══ Data ══

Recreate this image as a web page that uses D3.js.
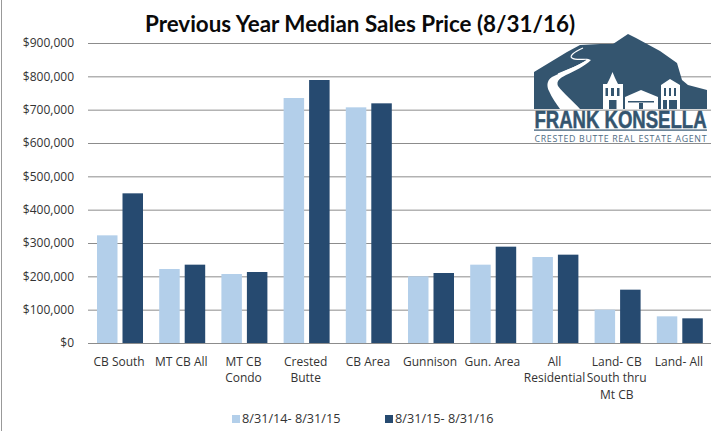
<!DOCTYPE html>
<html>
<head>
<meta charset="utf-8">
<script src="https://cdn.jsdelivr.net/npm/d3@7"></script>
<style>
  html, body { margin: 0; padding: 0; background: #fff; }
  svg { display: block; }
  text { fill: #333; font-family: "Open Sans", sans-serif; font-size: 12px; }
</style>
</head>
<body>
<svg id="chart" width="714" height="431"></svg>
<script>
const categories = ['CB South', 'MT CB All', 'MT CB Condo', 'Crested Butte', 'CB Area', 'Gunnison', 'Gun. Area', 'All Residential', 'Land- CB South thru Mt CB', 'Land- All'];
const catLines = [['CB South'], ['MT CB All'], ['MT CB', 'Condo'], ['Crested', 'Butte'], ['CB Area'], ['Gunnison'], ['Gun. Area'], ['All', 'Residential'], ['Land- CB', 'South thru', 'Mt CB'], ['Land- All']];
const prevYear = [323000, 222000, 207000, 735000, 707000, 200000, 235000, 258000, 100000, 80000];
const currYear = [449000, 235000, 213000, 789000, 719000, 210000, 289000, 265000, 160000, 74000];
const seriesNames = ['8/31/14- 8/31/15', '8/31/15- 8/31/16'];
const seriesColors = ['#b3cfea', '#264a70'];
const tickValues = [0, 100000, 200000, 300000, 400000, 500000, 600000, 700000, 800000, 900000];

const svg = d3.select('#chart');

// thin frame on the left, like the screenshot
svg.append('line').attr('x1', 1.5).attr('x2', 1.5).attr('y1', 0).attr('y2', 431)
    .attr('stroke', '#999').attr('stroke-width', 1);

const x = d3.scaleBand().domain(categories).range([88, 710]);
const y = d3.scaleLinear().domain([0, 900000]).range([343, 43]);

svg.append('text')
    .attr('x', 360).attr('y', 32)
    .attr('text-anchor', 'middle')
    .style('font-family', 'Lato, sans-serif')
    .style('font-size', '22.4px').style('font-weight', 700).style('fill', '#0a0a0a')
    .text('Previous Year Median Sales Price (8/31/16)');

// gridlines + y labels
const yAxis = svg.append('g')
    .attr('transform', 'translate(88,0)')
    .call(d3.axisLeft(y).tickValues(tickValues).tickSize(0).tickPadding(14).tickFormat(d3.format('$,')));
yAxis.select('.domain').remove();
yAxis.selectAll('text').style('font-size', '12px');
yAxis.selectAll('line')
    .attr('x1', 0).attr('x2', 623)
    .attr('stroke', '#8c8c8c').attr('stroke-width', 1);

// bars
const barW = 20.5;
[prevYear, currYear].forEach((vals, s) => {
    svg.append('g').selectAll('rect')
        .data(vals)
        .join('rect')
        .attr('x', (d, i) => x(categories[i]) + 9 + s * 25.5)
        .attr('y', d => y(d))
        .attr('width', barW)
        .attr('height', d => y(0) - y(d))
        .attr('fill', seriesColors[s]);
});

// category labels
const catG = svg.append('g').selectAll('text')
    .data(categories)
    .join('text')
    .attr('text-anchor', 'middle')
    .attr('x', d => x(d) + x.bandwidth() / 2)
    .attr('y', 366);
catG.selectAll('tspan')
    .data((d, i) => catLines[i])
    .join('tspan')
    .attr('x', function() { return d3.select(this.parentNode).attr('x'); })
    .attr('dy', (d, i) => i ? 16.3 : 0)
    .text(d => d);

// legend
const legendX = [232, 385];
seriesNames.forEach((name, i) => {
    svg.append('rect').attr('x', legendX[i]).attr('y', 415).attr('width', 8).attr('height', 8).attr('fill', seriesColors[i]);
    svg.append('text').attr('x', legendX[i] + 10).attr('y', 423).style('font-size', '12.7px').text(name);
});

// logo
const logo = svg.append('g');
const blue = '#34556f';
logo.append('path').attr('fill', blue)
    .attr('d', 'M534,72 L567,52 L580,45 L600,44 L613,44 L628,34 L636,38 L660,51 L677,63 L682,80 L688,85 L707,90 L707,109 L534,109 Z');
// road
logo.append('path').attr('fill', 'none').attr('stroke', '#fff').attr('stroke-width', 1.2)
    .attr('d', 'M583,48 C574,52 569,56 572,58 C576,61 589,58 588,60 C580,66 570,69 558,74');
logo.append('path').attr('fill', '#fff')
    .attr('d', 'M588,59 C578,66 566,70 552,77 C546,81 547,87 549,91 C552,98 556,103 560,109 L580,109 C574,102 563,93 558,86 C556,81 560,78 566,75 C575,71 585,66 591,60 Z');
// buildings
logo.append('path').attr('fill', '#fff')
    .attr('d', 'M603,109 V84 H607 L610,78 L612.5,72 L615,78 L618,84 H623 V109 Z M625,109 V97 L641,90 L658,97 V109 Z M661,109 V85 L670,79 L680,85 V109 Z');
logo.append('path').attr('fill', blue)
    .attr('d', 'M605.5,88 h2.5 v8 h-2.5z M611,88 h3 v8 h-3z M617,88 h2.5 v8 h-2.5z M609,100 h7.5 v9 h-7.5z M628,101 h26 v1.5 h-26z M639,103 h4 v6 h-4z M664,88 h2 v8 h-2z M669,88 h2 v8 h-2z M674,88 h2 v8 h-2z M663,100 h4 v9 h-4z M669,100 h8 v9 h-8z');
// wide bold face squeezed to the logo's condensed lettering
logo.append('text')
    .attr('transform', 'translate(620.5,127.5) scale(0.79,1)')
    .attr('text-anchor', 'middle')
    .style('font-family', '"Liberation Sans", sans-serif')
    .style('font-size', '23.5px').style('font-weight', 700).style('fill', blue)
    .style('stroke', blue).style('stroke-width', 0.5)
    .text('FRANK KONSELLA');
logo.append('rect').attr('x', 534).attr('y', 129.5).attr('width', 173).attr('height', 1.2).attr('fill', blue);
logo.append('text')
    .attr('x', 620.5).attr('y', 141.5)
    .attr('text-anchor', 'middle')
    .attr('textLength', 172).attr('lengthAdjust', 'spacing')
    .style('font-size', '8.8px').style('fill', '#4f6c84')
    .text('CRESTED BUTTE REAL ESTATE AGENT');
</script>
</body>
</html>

═══

Task details: Go through the listing above and write it out again exactly, dropping the pictures.

Correct result:
Recreate this image as a web page that uses D3.js.
<!DOCTYPE html>
<html>
<head>
<meta charset="utf-8">
<script src="https://cdn.jsdelivr.net/npm/d3@7"></script>
<style>
  html, body { margin: 0; padding: 0; background: #fff; }
  svg { display: block; }
  text { fill: #333; font-family: "Open Sans", sans-serif; font-size: 12px; }
</style>
</head>
<body>
<svg id="chart" width="714" height="431"></svg>
<script>
const categories = ['CB South', 'MT CB All', 'MT CB Condo', 'Crested Butte', 'CB Area', 'Gunnison', 'Gun. Area', 'All Residential', 'Land- CB South thru Mt CB', 'Land- All'];
const catLines = [['CB South'], ['MT CB All'], ['MT CB', 'Condo'], ['Crested', 'Butte'], ['CB Area'], ['Gunnison'], ['Gun. Area'], ['All', 'Residential'], ['Land- CB', 'South thru', 'Mt CB'], ['Land- All']];
const prevYear = [323000, 222000, 207000, 735000, 707000, 200000, 235000, 258000, 100000, 80000];
const currYear = [449000, 235000, 213000, 789000, 719000, 210000, 289000, 265000, 160000, 74000];
const seriesNames = ['8/31/14- 8/31/15', '8/31/15- 8/31/16'];
const seriesColors = ['#b3cfea', '#264a70'];
const tickValues = [0, 100000, 200000, 300000, 400000, 500000, 600000, 700000, 800000, 900000];

const svg = d3.select('#chart');

// thin frame on the left, like the screenshot
svg.append('line').attr('x1', 1.5).attr('x2', 1.5).attr('y1', 0).attr('y2', 431)
    .attr('stroke', '#999').attr('stroke-width', 1);

const x = d3.scaleBand().domain(categories).range([88, 710]);
const y = d3.scaleLinear().domain([0, 900000]).range([343, 43]);

svg.append('text')
    .attr('x', 360).attr('y', 32)
    .attr('text-anchor', 'middle')
    .style('font-family', 'Lato, sans-serif')
    .style('font-size', '22.4px').style('font-weight', 700).style('fill', '#0a0a0a')
    .text('Previous Year Median Sales Price (8/31/16)');

// gridlines + y labels
const yAxis = svg.append('g')
    .attr('transform', 'translate(88,0)')
    .call(d3.axisLeft(y).tickValues(tickValues).tickSize(0).tickPadding(14).tickFormat(d3.format('$,')));
yAxis.select('.domain').remove();
yAxis.selectAll('text').style('font-size', '12px');
yAxis.selectAll('line')
    .attr('x1', 0).attr('x2', 623)
    .attr('stroke', '#8c8c8c').attr('stroke-width', 1);

// bars
const barW = 20.5;
[prevYear, currYear].forEach((vals, s) => {
    svg.append('g').selectAll('rect')
        .data(vals)
        .join('rect')
        .attr('x', (d, i) => x(categories[i]) + 9 + s * 25.5)
        .attr('y', d => y(d))
        .attr('width', barW)
        .attr('height', d => y(0) - y(d))
        .attr('fill', seriesColors[s]);
});

// category labels
const catG = svg.append('g').selectAll('text')
    .data(categories)
    .join('text')
    .attr('text-anchor', 'middle')
    .attr('x', d => x(d) + x.bandwidth() / 2)
    .attr('y', 366);
catG.selectAll('tspan')
    .data((d, i) => catLines[i])
    .join('tspan')
    .attr('x', function() { return d3.select(this.parentNode).attr('x'); })
    .attr('dy', (d, i) => i ? 16.3 : 0)
    .text(d => d);

// legend
const legendX = [232, 385];
seriesNames.forEach((name, i) => {
    svg.append('rect').attr('x', legendX[i]).attr('y', 415).attr('width', 8).attr('height', 8).attr('fill', seriesColors[i]);
    svg.append('text').attr('x', legendX[i] + 10).attr('y', 423).style('font-size', '12.7px').text(name);
});

// logo
const logo = svg.append('g');
const blue = '#34556f';
logo.append('path').attr('fill', blue)
    .attr('d', 'M534,72 L567,52 L580,45 L600,44 L613,44 L628,34 L636,38 L660,51 L677,63 L682,80 L688,85 L707,90 L707,109 L534,109 Z');
// road
logo.append('path').attr('fill', 'none').attr('stroke', '#fff').attr('stroke-width', 1.2)
    .attr('d', 'M583,48 C574,52 569,56 572,58 C576,61 589,58 588,60 C580,66 570,69 558,74');
logo.append('path').attr('fill', '#fff')
    .attr('d', 'M588,59 C578,66 566,70 552,77 C546,81 547,87 549,91 C552,98 556,103 560,109 L580,109 C574,102 563,93 558,86 C556,81 560,78 566,75 C575,71 585,66 591,60 Z');
// buildings
logo.append('path').attr('fill', '#fff')
    .attr('d', 'M603,109 V84 H607 L610,78 L612.5,72 L615,78 L618,84 H623 V109 Z M625,109 V97 L641,90 L658,97 V109 Z M661,109 V85 L670,79 L680,85 V109 Z');
logo.append('path').attr('fill', blue)
    .attr('d', 'M605.5,88 h2.5 v8 h-2.5z M611,88 h3 v8 h-3z M617,88 h2.5 v8 h-2.5z M609,100 h7.5 v9 h-7.5z M628,101 h26 v1.5 h-26z M639,103 h4 v6 h-4z M664,88 h2 v8 h-2z M669,88 h2 v8 h-2z M674,88 h2 v8 h-2z M663,100 h4 v9 h-4z M669,100 h8 v9 h-8z');
// wide bold face squeezed to the logo's condensed lettering
logo.append('text')
    .attr('transform', 'translate(620.5,127.5) scale(0.79,1)')
    .attr('text-anchor', 'middle')
    .style('font-family', '"Liberation Sans", sans-serif')
    .style('font-size', '23.5px').style('font-weight', 700).style('fill', blue)
    .style('stroke', blue).style('stroke-width', 0.5)
    .text('FRANK KONSELLA');
logo.append('rect').attr('x', 534).attr('y', 129.5).attr('width', 173).attr('height', 1.2).attr('fill', blue);
logo.append('text')
    .attr('x', 620.5).attr('y', 141.5)
    .attr('text-anchor', 'middle')
    .attr('textLength', 172).attr('lengthAdjust', 'spacing')
    .style('font-size', '8.8px').style('fill', '#4f6c84')
    .text('CRESTED BUTTE REAL ESTATE AGENT');
</script>
</body>
</html>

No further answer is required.